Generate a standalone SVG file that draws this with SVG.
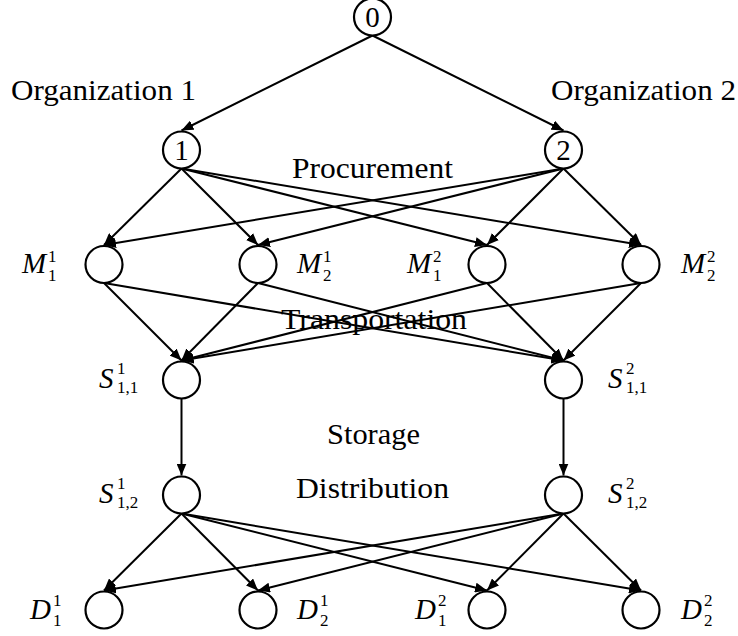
<svg xmlns="http://www.w3.org/2000/svg" width="738" height="636" viewBox="0 0 738 636">
<style>
.n{fill:#fff;stroke:#000;stroke-width:2.2}
.e line{stroke:#000;stroke-width:2;marker-end:url(#a)}
.t{font-family:"Liberation Serif","DejaVu Serif","Times New Roman",serif;font-size:29px;fill:#000}
.c{text-anchor:middle}
.m{font-family:"Liberation Serif","DejaVu Serif","Times New Roman",serif;font-style:italic;font-size:29px;fill:#000}
.s{font-family:"Liberation Serif","DejaVu Serif","Times New Roman",serif;font-size:17px;fill:#000}
</style>
<defs>
<marker id="a" markerUnits="userSpaceOnUse" markerWidth="13" markerHeight="10" refX="12" refY="5" orient="auto">
<path d="M0,0 L12,5 L0,10 z" fill="#000"/>
</marker>
</defs>
<rect width="738" height="636" fill="#fff"/>
<g id="edges" class="e">
<line x1="372.5" y1="35.5" x2="181.5" y2="130.5"/>
<line x1="372.5" y1="35.5" x2="563.5" y2="130.5"/>
<line x1="181.5" y1="168.5" x2="104" y2="245"/>
<line x1="181.5" y1="168.5" x2="258" y2="245"/>
<line x1="181.5" y1="168.5" x2="487" y2="245"/>
<line x1="181.5" y1="168.5" x2="641" y2="245"/>
<line x1="563.5" y1="168.5" x2="104" y2="245"/>
<line x1="563.5" y1="168.5" x2="258" y2="245"/>
<line x1="563.5" y1="168.5" x2="487" y2="245"/>
<line x1="563.5" y1="168.5" x2="641" y2="245"/>
<line x1="104" y1="283" x2="181.5" y2="360.5"/>
<line x1="104" y1="283" x2="563.5" y2="360.5"/>
<line x1="258" y1="283" x2="181.5" y2="360.5"/>
<line x1="258" y1="283" x2="563.5" y2="360.5"/>
<line x1="487" y1="283" x2="181.5" y2="360.5"/>
<line x1="487" y1="283" x2="563.5" y2="360.5"/>
<line x1="641" y1="283" x2="181.5" y2="360.5"/>
<line x1="641" y1="283" x2="563.5" y2="360.5"/>
<line x1="181.5" y1="398.5" x2="181.5" y2="475.5"/>
<line x1="563.5" y1="398.5" x2="563.5" y2="475.5"/>
<line x1="181.5" y1="513.5" x2="104" y2="590.5"/>
<line x1="181.5" y1="513.5" x2="258" y2="590.5"/>
<line x1="181.5" y1="513.5" x2="487" y2="590.5"/>
<line x1="181.5" y1="513.5" x2="641" y2="590.5"/>
<line x1="563.5" y1="513.5" x2="104" y2="590.5"/>
<line x1="563.5" y1="513.5" x2="258" y2="590.5"/>
<line x1="563.5" y1="513.5" x2="487" y2="590.5"/>
<line x1="563.5" y1="513.5" x2="641" y2="590.5"/>
</g>
<g id="labels">
<text class="t" x="11" y="100" textLength="185" lengthAdjust="spacingAndGlyphs">Organization 1</text>
<text class="t" x="551" y="100" textLength="185" lengthAdjust="spacingAndGlyphs">Organization 2</text>
<text class="t" x="292" y="178" textLength="161" lengthAdjust="spacingAndGlyphs">Procurement</text>
<text class="t" x="281" y="329" textLength="186" lengthAdjust="spacingAndGlyphs">Transportation</text>
<text class="t" x="327" y="444" textLength="93" lengthAdjust="spacingAndGlyphs">Storage</text>
<text class="t" x="296" y="498" textLength="153" lengthAdjust="spacingAndGlyphs">Distribution</text>
</g>
<g id="n0"><circle class="n" cx="372.5" cy="17" r="18.5"/><text class="t c" x="372.5" y="27">0</text></g>
<g id="n1"><circle class="n" cx="181.5" cy="150" r="18.5"/><text class="t c" x="181.5" y="160">1</text></g>
<g id="n2"><circle class="n" cx="563.5" cy="150" r="18.5"/><text class="t c" x="563.5" y="160">2</text></g>
<g id="M11"><circle class="n" cx="104" cy="264.5" r="18.5"/><text class="m" x="22" y="273">M</text><text class="s" x="48" y="262">1</text><text class="s" x="48" y="281">1</text></g>
<g id="M21"><circle class="n" cx="258" cy="264.5" r="18.5"/><text class="m" x="297" y="273">M</text><text class="s" x="323" y="262">1</text><text class="s" x="323" y="281">2</text></g>
<g id="M12"><circle class="n" cx="487" cy="264.5" r="18.5"/><text class="m" x="407" y="273">M</text><text class="s" x="433" y="262">2</text><text class="s" x="433" y="281">1</text></g>
<g id="M22"><circle class="n" cx="641" cy="264.5" r="18.5"/><text class="m" x="681" y="273">M</text><text class="s" x="707" y="262">2</text><text class="s" x="707" y="281">2</text></g>
<g id="S111"><circle class="n" cx="181.5" cy="380" r="18.5"/><text class="m" x="99" y="388">S</text><text class="s" x="117" y="374">1</text><text class="s" x="117" y="393">1,1</text></g>
<g id="S112"><circle class="n" cx="563.5" cy="380" r="18.5"/><text class="m" x="608" y="388">S</text><text class="s" x="626" y="374">2</text><text class="s" x="626" y="393">1,1</text></g>
<g id="S121"><circle class="n" cx="181.5" cy="495" r="18.5"/><text class="m" x="99" y="503">S</text><text class="s" x="117" y="489">1</text><text class="s" x="117" y="508">1,2</text></g>
<g id="S122"><circle class="n" cx="563.5" cy="495" r="18.5"/><text class="m" x="608" y="503">S</text><text class="s" x="626" y="489">2</text><text class="s" x="626" y="508">1,2</text></g>
<g id="D11"><circle class="n" cx="104" cy="610" r="18.5"/><text class="m" x="30" y="619">D</text><text class="s" x="53" y="606">1</text><text class="s" x="53" y="626">1</text></g>
<g id="D21"><circle class="n" cx="258" cy="610" r="18.5"/><text class="m" x="297" y="619">D</text><text class="s" x="320" y="606">1</text><text class="s" x="320" y="626">2</text></g>
<g id="D12"><circle class="n" cx="487" cy="610" r="18.5"/><text class="m" x="415" y="619">D</text><text class="s" x="438" y="606">2</text><text class="s" x="438" y="626">1</text></g>
<g id="D22"><circle class="n" cx="641" cy="610" r="18.5"/><text class="m" x="681" y="619">D</text><text class="s" x="704" y="606">2</text><text class="s" x="704" y="626">2</text></g>
</svg>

-- -- --

▶ **TASK DIRECTIONS**
Omit the pictures and output all of the other material exactly.

▶ **OUTPUT OF THE EXERCISE**
Generate a standalone SVG file that draws this with SVG.
<svg xmlns="http://www.w3.org/2000/svg" width="738" height="636" viewBox="0 0 738 636">
<style>
.n{fill:#fff;stroke:#000;stroke-width:2.2}
.e line{stroke:#000;stroke-width:2;marker-end:url(#a)}
.t{font-family:"Liberation Serif","DejaVu Serif","Times New Roman",serif;font-size:29px;fill:#000}
.c{text-anchor:middle}
.m{font-family:"Liberation Serif","DejaVu Serif","Times New Roman",serif;font-style:italic;font-size:29px;fill:#000}
.s{font-family:"Liberation Serif","DejaVu Serif","Times New Roman",serif;font-size:17px;fill:#000}
</style>
<defs>
<marker id="a" markerUnits="userSpaceOnUse" markerWidth="13" markerHeight="10" refX="12" refY="5" orient="auto">
<path d="M0,0 L12,5 L0,10 z" fill="#000"/>
</marker>
</defs>
<rect width="738" height="636" fill="#fff"/>
<g id="edges" class="e">
<line x1="372.5" y1="35.5" x2="181.5" y2="130.5"/>
<line x1="372.5" y1="35.5" x2="563.5" y2="130.5"/>
<line x1="181.5" y1="168.5" x2="104" y2="245"/>
<line x1="181.5" y1="168.5" x2="258" y2="245"/>
<line x1="181.5" y1="168.5" x2="487" y2="245"/>
<line x1="181.5" y1="168.5" x2="641" y2="245"/>
<line x1="563.5" y1="168.5" x2="104" y2="245"/>
<line x1="563.5" y1="168.5" x2="258" y2="245"/>
<line x1="563.5" y1="168.5" x2="487" y2="245"/>
<line x1="563.5" y1="168.5" x2="641" y2="245"/>
<line x1="104" y1="283" x2="181.5" y2="360.5"/>
<line x1="104" y1="283" x2="563.5" y2="360.5"/>
<line x1="258" y1="283" x2="181.5" y2="360.5"/>
<line x1="258" y1="283" x2="563.5" y2="360.5"/>
<line x1="487" y1="283" x2="181.5" y2="360.5"/>
<line x1="487" y1="283" x2="563.5" y2="360.5"/>
<line x1="641" y1="283" x2="181.5" y2="360.5"/>
<line x1="641" y1="283" x2="563.5" y2="360.5"/>
<line x1="181.5" y1="398.5" x2="181.5" y2="475.5"/>
<line x1="563.5" y1="398.5" x2="563.5" y2="475.5"/>
<line x1="181.5" y1="513.5" x2="104" y2="590.5"/>
<line x1="181.5" y1="513.5" x2="258" y2="590.5"/>
<line x1="181.5" y1="513.5" x2="487" y2="590.5"/>
<line x1="181.5" y1="513.5" x2="641" y2="590.5"/>
<line x1="563.5" y1="513.5" x2="104" y2="590.5"/>
<line x1="563.5" y1="513.5" x2="258" y2="590.5"/>
<line x1="563.5" y1="513.5" x2="487" y2="590.5"/>
<line x1="563.5" y1="513.5" x2="641" y2="590.5"/>
</g>
<g id="labels">
<text class="t" x="11" y="100" textLength="185" lengthAdjust="spacingAndGlyphs">Organization 1</text>
<text class="t" x="551" y="100" textLength="185" lengthAdjust="spacingAndGlyphs">Organization 2</text>
<text class="t" x="292" y="178" textLength="161" lengthAdjust="spacingAndGlyphs">Procurement</text>
<text class="t" x="281" y="329" textLength="186" lengthAdjust="spacingAndGlyphs">Transportation</text>
<text class="t" x="327" y="444" textLength="93" lengthAdjust="spacingAndGlyphs">Storage</text>
<text class="t" x="296" y="498" textLength="153" lengthAdjust="spacingAndGlyphs">Distribution</text>
</g>
<g id="n0"><circle class="n" cx="372.5" cy="17" r="18.5"/><text class="t c" x="372.5" y="27">0</text></g>
<g id="n1"><circle class="n" cx="181.5" cy="150" r="18.5"/><text class="t c" x="181.5" y="160">1</text></g>
<g id="n2"><circle class="n" cx="563.5" cy="150" r="18.5"/><text class="t c" x="563.5" y="160">2</text></g>
<g id="M11"><circle class="n" cx="104" cy="264.5" r="18.5"/><text class="m" x="22" y="273">M</text><text class="s" x="48" y="262">1</text><text class="s" x="48" y="281">1</text></g>
<g id="M21"><circle class="n" cx="258" cy="264.5" r="18.5"/><text class="m" x="297" y="273">M</text><text class="s" x="323" y="262">1</text><text class="s" x="323" y="281">2</text></g>
<g id="M12"><circle class="n" cx="487" cy="264.5" r="18.5"/><text class="m" x="407" y="273">M</text><text class="s" x="433" y="262">2</text><text class="s" x="433" y="281">1</text></g>
<g id="M22"><circle class="n" cx="641" cy="264.5" r="18.5"/><text class="m" x="681" y="273">M</text><text class="s" x="707" y="262">2</text><text class="s" x="707" y="281">2</text></g>
<g id="S111"><circle class="n" cx="181.5" cy="380" r="18.5"/><text class="m" x="99" y="388">S</text><text class="s" x="117" y="374">1</text><text class="s" x="117" y="393">1,1</text></g>
<g id="S112"><circle class="n" cx="563.5" cy="380" r="18.5"/><text class="m" x="608" y="388">S</text><text class="s" x="626" y="374">2</text><text class="s" x="626" y="393">1,1</text></g>
<g id="S121"><circle class="n" cx="181.5" cy="495" r="18.5"/><text class="m" x="99" y="503">S</text><text class="s" x="117" y="489">1</text><text class="s" x="117" y="508">1,2</text></g>
<g id="S122"><circle class="n" cx="563.5" cy="495" r="18.5"/><text class="m" x="608" y="503">S</text><text class="s" x="626" y="489">2</text><text class="s" x="626" y="508">1,2</text></g>
<g id="D11"><circle class="n" cx="104" cy="610" r="18.5"/><text class="m" x="30" y="619">D</text><text class="s" x="53" y="606">1</text><text class="s" x="53" y="626">1</text></g>
<g id="D21"><circle class="n" cx="258" cy="610" r="18.5"/><text class="m" x="297" y="619">D</text><text class="s" x="320" y="606">1</text><text class="s" x="320" y="626">2</text></g>
<g id="D12"><circle class="n" cx="487" cy="610" r="18.5"/><text class="m" x="415" y="619">D</text><text class="s" x="438" y="606">2</text><text class="s" x="438" y="626">1</text></g>
<g id="D22"><circle class="n" cx="641" cy="610" r="18.5"/><text class="m" x="681" y="619">D</text><text class="s" x="704" y="606">2</text><text class="s" x="704" y="626">2</text></g>
</svg>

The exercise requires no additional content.